:: Given data ::

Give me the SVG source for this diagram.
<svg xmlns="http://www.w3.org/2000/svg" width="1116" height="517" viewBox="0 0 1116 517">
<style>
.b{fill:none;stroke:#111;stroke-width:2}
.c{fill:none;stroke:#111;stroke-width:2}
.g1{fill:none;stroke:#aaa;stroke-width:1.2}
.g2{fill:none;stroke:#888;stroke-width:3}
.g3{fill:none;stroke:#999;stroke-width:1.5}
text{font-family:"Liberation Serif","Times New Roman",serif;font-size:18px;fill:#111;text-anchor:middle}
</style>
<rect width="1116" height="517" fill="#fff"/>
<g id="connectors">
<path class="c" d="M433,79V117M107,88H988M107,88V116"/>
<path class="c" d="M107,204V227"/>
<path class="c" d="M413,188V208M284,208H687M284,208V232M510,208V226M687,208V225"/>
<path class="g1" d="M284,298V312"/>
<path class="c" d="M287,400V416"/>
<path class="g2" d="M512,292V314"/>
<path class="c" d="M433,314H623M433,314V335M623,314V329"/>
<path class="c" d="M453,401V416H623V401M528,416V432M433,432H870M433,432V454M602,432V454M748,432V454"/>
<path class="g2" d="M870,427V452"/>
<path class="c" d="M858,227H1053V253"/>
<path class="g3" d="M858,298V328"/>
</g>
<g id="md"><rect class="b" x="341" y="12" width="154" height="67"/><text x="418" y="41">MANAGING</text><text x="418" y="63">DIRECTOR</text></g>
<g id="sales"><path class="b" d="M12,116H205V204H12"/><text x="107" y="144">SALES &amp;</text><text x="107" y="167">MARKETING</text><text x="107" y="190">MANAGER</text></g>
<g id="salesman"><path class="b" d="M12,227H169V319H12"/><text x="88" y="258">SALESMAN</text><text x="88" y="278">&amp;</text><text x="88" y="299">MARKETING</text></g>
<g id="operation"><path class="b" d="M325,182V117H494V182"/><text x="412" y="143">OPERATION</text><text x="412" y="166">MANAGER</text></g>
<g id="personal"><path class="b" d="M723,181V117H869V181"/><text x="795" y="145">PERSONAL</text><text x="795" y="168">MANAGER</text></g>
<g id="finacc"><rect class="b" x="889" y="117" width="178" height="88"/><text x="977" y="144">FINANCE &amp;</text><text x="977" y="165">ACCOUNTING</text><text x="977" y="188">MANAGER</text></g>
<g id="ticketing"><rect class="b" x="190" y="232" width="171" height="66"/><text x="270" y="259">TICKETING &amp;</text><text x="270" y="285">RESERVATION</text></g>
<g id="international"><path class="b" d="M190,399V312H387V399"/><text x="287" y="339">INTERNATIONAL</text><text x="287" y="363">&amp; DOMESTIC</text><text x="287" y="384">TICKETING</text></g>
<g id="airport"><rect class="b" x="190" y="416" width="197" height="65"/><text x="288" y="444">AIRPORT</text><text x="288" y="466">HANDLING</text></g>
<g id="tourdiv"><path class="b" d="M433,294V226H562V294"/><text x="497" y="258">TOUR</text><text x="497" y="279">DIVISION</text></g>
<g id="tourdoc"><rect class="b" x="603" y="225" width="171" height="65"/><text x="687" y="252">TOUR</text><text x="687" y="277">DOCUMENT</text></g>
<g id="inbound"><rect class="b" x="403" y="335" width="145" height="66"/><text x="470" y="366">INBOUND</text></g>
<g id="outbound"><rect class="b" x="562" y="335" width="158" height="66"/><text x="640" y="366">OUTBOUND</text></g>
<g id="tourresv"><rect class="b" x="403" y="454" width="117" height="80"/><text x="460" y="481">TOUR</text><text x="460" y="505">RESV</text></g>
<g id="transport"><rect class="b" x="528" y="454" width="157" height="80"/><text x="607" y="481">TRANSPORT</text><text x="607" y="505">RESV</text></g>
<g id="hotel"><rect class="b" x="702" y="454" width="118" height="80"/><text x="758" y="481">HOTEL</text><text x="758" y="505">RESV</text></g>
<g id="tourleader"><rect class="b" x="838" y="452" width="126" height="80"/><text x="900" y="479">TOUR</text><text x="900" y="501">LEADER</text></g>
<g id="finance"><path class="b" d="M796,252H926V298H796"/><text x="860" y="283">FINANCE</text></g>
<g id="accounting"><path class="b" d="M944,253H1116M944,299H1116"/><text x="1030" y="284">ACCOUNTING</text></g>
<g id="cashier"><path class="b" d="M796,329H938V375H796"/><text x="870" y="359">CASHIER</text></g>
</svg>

:::

▶ **Task instructions**
Write out every line exactly as it stands.

▶ **Problem solution**
Give me the SVG source for this diagram.
<svg xmlns="http://www.w3.org/2000/svg" width="1116" height="517" viewBox="0 0 1116 517">
<style>
.b{fill:none;stroke:#111;stroke-width:2}
.c{fill:none;stroke:#111;stroke-width:2}
.g1{fill:none;stroke:#aaa;stroke-width:1.2}
.g2{fill:none;stroke:#888;stroke-width:3}
.g3{fill:none;stroke:#999;stroke-width:1.5}
text{font-family:"Liberation Serif","Times New Roman",serif;font-size:18px;fill:#111;text-anchor:middle}
</style>
<rect width="1116" height="517" fill="#fff"/>
<g id="connectors">
<path class="c" d="M433,79V117M107,88H988M107,88V116"/>
<path class="c" d="M107,204V227"/>
<path class="c" d="M413,188V208M284,208H687M284,208V232M510,208V226M687,208V225"/>
<path class="g1" d="M284,298V312"/>
<path class="c" d="M287,400V416"/>
<path class="g2" d="M512,292V314"/>
<path class="c" d="M433,314H623M433,314V335M623,314V329"/>
<path class="c" d="M453,401V416H623V401M528,416V432M433,432H870M433,432V454M602,432V454M748,432V454"/>
<path class="g2" d="M870,427V452"/>
<path class="c" d="M858,227H1053V253"/>
<path class="g3" d="M858,298V328"/>
</g>
<g id="md"><rect class="b" x="341" y="12" width="154" height="67"/><text x="418" y="41">MANAGING</text><text x="418" y="63">DIRECTOR</text></g>
<g id="sales"><path class="b" d="M12,116H205V204H12"/><text x="107" y="144">SALES &amp;</text><text x="107" y="167">MARKETING</text><text x="107" y="190">MANAGER</text></g>
<g id="salesman"><path class="b" d="M12,227H169V319H12"/><text x="88" y="258">SALESMAN</text><text x="88" y="278">&amp;</text><text x="88" y="299">MARKETING</text></g>
<g id="operation"><path class="b" d="M325,182V117H494V182"/><text x="412" y="143">OPERATION</text><text x="412" y="166">MANAGER</text></g>
<g id="personal"><path class="b" d="M723,181V117H869V181"/><text x="795" y="145">PERSONAL</text><text x="795" y="168">MANAGER</text></g>
<g id="finacc"><rect class="b" x="889" y="117" width="178" height="88"/><text x="977" y="144">FINANCE &amp;</text><text x="977" y="165">ACCOUNTING</text><text x="977" y="188">MANAGER</text></g>
<g id="ticketing"><rect class="b" x="190" y="232" width="171" height="66"/><text x="270" y="259">TICKETING &amp;</text><text x="270" y="285">RESERVATION</text></g>
<g id="international"><path class="b" d="M190,399V312H387V399"/><text x="287" y="339">INTERNATIONAL</text><text x="287" y="363">&amp; DOMESTIC</text><text x="287" y="384">TICKETING</text></g>
<g id="airport"><rect class="b" x="190" y="416" width="197" height="65"/><text x="288" y="444">AIRPORT</text><text x="288" y="466">HANDLING</text></g>
<g id="tourdiv"><path class="b" d="M433,294V226H562V294"/><text x="497" y="258">TOUR</text><text x="497" y="279">DIVISION</text></g>
<g id="tourdoc"><rect class="b" x="603" y="225" width="171" height="65"/><text x="687" y="252">TOUR</text><text x="687" y="277">DOCUMENT</text></g>
<g id="inbound"><rect class="b" x="403" y="335" width="145" height="66"/><text x="470" y="366">INBOUND</text></g>
<g id="outbound"><rect class="b" x="562" y="335" width="158" height="66"/><text x="640" y="366">OUTBOUND</text></g>
<g id="tourresv"><rect class="b" x="403" y="454" width="117" height="80"/><text x="460" y="481">TOUR</text><text x="460" y="505">RESV</text></g>
<g id="transport"><rect class="b" x="528" y="454" width="157" height="80"/><text x="607" y="481">TRANSPORT</text><text x="607" y="505">RESV</text></g>
<g id="hotel"><rect class="b" x="702" y="454" width="118" height="80"/><text x="758" y="481">HOTEL</text><text x="758" y="505">RESV</text></g>
<g id="tourleader"><rect class="b" x="838" y="452" width="126" height="80"/><text x="900" y="479">TOUR</text><text x="900" y="501">LEADER</text></g>
<g id="finance"><path class="b" d="M796,252H926V298H796"/><text x="860" y="283">FINANCE</text></g>
<g id="accounting"><path class="b" d="M944,253H1116M944,299H1116"/><text x="1030" y="284">ACCOUNTING</text></g>
<g id="cashier"><path class="b" d="M796,329H938V375H796"/><text x="870" y="359">CASHIER</text></g>
</svg>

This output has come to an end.